Mr. Chakrabarti envisions considerable self-sufficiency among these new developments—residents could work, live and play within the space of a few blocks—but that model, set off in relative isolation, does not much resemble what we tend to think of as New York City. And given the sorry progress of the Second Avenue subway, it is hard to picture a near future in which the connectivity necessary to make such a model viable will be operational.
Though Mayor de Blasio’s plans remain vague, it is difficult to accept—both practically and ethically—that developers will cease building in Manhattan if and when they are forced to create affordable units beside luxury ones.
Last year’s fourth quarter saw a nearly 45 percent increase in Manhattan’s average new development contract price compared to 2012—a new apartment in Manhattan will now run you about $2.69 million on average. Industry analysts have attributed pricing to limited supply and “extreme pent-up demand,” which, of course, suggests great potential for further profit. It causes little surprise, then, that several city developers, including Richard LeFrak, Stephen Ross and Jerry Speyer appeared on Forbes’ latest list of the country’s 400 wealthiest residents.

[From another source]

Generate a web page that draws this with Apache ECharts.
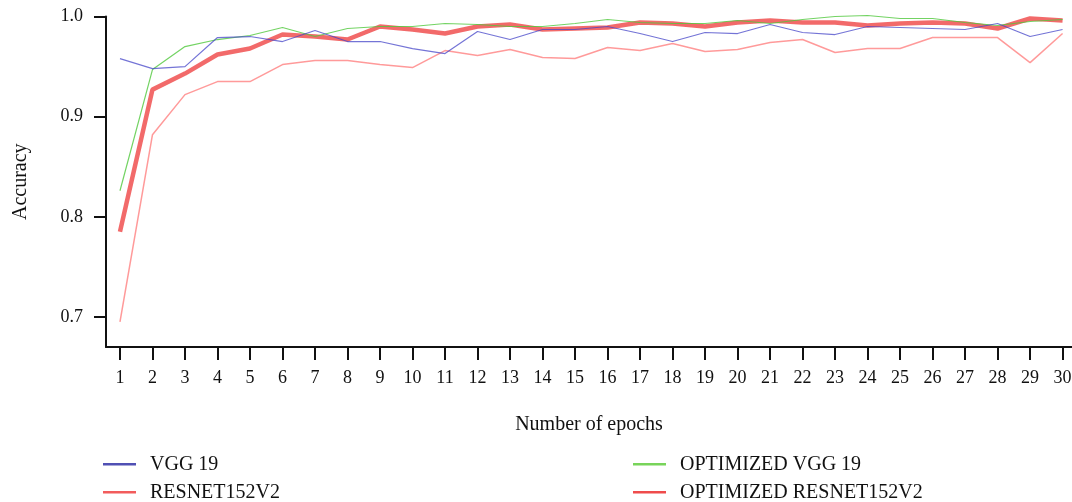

One housing advocate chuckled when we asked him about the possibility. “You do need balance,” he allowed. “You don’t want to get to a place where developers are very resistant.” In the event that they find profits unacceptably reduced, though, they are of course free to go. “They can just go build in that other city that’s just like New York. Right?”
Steven Spinola, president of the Real Estate Board of New York, does not seem concerned. “There is nervousness any time there is change,” he told us. “There was nervousness when Bloomberg took office. There was nervousness when Giuliani took office, and Dinkins. I don’t think it’s any greater today. I have not heard de Blasio suggest anything other than demanding the most from developers for the assistance the city offers. What they may argue over is how much can be demanded.”